--- Start RECORDED DATA ---
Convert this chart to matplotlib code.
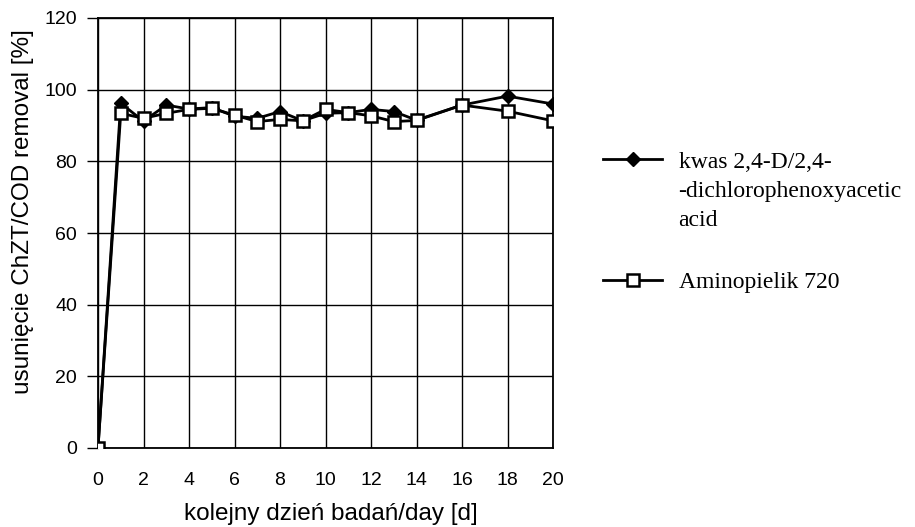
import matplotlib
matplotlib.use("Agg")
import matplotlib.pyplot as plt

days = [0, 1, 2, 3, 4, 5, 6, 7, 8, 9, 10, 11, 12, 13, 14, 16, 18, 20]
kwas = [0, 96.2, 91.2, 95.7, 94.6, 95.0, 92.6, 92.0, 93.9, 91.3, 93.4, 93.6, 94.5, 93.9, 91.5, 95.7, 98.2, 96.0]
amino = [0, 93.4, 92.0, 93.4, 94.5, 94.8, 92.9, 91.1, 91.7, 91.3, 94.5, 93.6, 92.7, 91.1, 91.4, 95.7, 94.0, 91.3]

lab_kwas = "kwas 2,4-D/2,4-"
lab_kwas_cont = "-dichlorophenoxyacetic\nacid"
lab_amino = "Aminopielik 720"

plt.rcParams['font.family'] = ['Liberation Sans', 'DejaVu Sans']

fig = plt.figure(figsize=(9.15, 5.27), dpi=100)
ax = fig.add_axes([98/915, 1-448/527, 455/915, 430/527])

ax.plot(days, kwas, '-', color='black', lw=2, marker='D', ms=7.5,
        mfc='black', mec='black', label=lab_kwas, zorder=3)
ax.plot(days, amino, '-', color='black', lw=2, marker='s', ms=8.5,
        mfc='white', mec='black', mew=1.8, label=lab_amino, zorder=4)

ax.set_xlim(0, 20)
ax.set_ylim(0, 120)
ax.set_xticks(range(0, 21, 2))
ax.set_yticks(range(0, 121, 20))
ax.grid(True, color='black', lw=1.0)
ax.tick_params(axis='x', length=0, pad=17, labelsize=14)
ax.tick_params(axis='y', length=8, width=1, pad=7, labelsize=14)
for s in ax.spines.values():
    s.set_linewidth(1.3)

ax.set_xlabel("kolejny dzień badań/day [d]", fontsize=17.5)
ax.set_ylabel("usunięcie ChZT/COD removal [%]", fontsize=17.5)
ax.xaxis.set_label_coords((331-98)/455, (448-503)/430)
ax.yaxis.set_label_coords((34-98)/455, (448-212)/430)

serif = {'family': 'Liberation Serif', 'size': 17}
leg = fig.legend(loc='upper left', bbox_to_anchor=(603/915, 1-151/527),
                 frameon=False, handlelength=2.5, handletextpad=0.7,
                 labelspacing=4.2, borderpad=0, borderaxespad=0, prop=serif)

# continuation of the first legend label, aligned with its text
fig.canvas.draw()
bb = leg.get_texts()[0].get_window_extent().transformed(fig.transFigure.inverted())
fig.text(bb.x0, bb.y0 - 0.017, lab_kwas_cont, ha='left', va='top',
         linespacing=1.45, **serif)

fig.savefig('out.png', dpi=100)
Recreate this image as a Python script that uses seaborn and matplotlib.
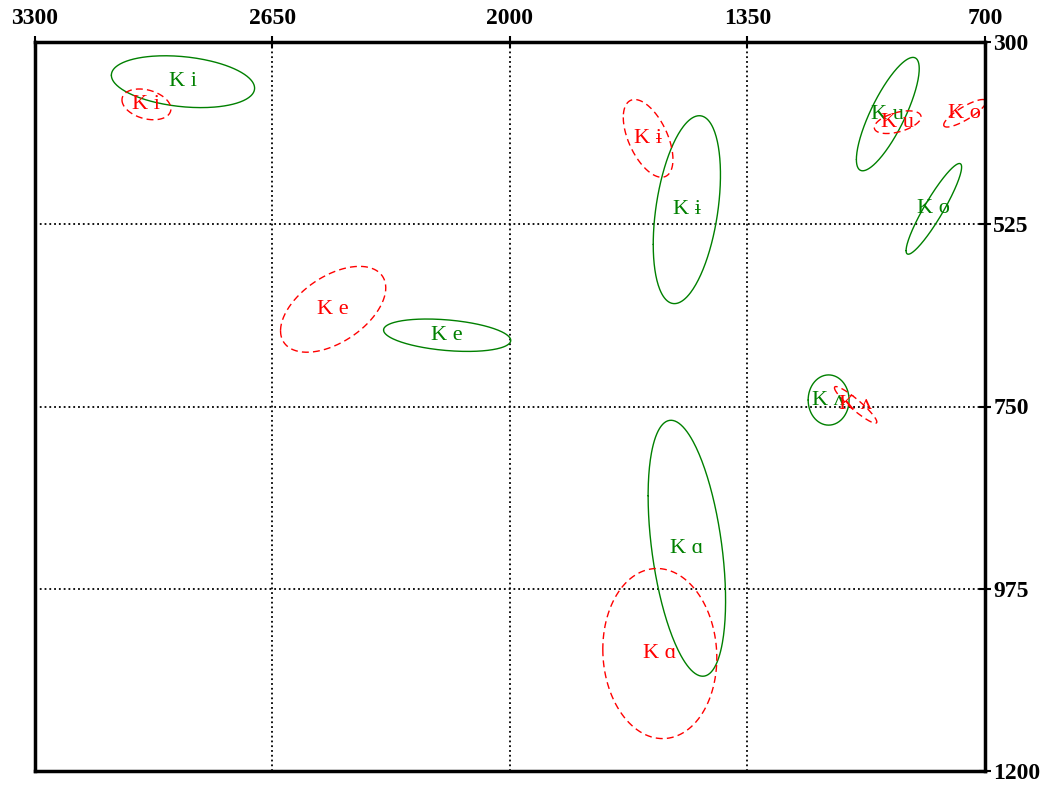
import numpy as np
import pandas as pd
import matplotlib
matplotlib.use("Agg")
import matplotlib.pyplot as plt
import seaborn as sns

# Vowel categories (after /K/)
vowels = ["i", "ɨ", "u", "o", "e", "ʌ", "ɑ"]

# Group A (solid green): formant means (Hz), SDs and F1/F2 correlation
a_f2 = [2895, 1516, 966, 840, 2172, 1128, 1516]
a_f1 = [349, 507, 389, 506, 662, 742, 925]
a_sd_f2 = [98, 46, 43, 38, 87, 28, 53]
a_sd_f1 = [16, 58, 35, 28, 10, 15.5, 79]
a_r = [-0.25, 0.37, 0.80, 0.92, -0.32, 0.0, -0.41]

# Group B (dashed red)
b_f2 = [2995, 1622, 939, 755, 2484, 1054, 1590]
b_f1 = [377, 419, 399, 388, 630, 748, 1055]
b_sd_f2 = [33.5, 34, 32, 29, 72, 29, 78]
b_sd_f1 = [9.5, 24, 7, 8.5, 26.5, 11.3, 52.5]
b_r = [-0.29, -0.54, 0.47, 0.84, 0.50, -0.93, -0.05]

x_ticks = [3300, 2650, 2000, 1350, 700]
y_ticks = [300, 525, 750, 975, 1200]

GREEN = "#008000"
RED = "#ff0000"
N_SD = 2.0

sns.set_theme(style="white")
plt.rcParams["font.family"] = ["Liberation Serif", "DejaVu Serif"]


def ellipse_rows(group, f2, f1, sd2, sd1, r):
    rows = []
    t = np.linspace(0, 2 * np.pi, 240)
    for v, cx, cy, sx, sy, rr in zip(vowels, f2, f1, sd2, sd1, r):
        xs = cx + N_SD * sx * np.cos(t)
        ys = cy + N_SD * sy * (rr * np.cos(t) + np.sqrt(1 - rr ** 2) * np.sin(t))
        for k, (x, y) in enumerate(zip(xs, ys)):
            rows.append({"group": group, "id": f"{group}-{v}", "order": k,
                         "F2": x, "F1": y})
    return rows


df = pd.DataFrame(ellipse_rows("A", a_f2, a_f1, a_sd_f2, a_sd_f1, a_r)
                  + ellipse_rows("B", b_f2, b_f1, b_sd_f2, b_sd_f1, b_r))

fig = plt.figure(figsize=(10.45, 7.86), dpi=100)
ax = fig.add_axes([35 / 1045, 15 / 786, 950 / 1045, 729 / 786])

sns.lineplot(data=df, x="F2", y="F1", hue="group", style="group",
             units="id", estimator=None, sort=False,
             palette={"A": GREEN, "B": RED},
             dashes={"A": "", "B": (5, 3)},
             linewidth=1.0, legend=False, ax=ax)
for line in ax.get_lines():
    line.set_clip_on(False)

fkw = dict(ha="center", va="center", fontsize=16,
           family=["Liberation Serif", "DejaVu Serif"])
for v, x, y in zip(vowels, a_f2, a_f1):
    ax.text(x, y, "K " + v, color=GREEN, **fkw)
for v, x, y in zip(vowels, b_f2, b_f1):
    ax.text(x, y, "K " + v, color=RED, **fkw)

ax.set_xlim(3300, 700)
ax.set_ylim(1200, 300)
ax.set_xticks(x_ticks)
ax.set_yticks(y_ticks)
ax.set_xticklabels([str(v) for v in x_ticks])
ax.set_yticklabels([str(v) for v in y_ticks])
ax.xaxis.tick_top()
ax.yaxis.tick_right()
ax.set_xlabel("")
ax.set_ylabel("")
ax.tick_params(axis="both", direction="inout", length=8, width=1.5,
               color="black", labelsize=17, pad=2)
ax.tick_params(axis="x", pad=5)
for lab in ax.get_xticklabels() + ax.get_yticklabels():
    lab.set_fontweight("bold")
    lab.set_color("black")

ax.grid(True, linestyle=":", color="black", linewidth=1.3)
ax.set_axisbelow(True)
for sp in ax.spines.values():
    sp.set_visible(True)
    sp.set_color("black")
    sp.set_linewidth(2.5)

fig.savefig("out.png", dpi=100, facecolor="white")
--- End RECORDED DATA ---
--- Start RECORDED DATA ---
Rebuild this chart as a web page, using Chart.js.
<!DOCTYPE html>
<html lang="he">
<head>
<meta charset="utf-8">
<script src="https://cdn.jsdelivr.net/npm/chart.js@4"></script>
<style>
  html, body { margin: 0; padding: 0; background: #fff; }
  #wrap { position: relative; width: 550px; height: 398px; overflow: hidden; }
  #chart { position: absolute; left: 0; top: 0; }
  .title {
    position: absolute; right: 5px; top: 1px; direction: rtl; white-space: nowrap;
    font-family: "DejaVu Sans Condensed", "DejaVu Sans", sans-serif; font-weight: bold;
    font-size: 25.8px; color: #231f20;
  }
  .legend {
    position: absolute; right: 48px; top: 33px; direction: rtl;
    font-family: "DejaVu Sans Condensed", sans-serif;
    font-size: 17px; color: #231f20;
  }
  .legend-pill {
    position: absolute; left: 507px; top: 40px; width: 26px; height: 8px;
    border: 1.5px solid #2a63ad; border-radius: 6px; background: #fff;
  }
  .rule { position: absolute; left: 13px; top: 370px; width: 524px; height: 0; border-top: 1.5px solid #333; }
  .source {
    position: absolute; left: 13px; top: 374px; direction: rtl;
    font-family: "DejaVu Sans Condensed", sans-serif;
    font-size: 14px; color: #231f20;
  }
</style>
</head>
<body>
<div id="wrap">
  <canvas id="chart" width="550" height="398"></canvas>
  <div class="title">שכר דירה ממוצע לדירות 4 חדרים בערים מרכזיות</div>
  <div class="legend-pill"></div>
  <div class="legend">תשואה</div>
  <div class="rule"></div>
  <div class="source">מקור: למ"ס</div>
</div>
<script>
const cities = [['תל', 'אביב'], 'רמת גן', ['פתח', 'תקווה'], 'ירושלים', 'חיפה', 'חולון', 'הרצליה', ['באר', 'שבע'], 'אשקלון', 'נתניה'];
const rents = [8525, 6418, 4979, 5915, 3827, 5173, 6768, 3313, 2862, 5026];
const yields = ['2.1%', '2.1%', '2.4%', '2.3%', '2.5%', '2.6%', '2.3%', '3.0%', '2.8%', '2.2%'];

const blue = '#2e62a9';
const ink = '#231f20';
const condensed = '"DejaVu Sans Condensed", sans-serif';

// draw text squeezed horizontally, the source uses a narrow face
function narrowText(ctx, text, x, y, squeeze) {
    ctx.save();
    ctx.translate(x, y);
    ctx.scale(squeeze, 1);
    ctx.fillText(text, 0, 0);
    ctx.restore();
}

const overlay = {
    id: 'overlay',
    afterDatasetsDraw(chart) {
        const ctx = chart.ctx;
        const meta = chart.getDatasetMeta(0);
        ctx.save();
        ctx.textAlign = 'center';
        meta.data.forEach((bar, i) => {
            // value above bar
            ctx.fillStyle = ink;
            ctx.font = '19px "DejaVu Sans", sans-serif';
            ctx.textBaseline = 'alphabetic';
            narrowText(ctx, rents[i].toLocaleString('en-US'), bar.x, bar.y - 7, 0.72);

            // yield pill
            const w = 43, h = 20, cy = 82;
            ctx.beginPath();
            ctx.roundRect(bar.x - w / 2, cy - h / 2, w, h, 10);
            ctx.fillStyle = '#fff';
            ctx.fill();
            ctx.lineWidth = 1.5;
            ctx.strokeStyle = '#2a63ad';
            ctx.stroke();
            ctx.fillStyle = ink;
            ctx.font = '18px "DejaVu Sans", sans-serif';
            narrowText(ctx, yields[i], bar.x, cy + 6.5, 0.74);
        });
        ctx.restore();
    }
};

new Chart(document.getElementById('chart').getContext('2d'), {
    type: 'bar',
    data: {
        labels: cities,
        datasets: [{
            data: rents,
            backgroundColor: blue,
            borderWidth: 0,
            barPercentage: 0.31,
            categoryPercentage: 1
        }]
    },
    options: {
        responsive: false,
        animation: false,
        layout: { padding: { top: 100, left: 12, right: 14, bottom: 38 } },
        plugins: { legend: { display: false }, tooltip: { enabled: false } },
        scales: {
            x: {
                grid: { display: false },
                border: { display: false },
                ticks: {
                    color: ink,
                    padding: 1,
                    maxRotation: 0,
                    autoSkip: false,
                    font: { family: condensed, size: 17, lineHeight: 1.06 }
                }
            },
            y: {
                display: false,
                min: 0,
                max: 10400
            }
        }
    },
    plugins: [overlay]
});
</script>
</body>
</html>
--- End RECORDED DATA ---
• TASK TO COMPLETE: Give only the lines from the one with "Recreate this image" to the one with "b_r = [-0.29, -0.54, 0.47, 0.84, 0.50, -0.93, -0.05]", both included, again and exactly; leave the images out.

• SOLVED PROBLEM:
Recreate this image as a Python script that uses seaborn and matplotlib.
import numpy as np
import pandas as pd
import matplotlib
matplotlib.use("Agg")
import matplotlib.pyplot as plt
import seaborn as sns

# Vowel categories (after /K/)
vowels = ["i", "ɨ", "u", "o", "e", "ʌ", "ɑ"]

# Group A (solid green): formant means (Hz), SDs and F1/F2 correlation
a_f2 = [2895, 1516, 966, 840, 2172, 1128, 1516]
a_f1 = [349, 507, 389, 506, 662, 742, 925]
a_sd_f2 = [98, 46, 43, 38, 87, 28, 53]
a_sd_f1 = [16, 58, 35, 28, 10, 15.5, 79]
a_r = [-0.25, 0.37, 0.80, 0.92, -0.32, 0.0, -0.41]

# Group B (dashed red)
b_f2 = [2995, 1622, 939, 755, 2484, 1054, 1590]
b_f1 = [377, 419, 399, 388, 630, 748, 1055]
b_sd_f2 = [33.5, 34, 32, 29, 72, 29, 78]
b_sd_f1 = [9.5, 24, 7, 8.5, 26.5, 11.3, 52.5]
b_r = [-0.29, -0.54, 0.47, 0.84, 0.50, -0.93, -0.05]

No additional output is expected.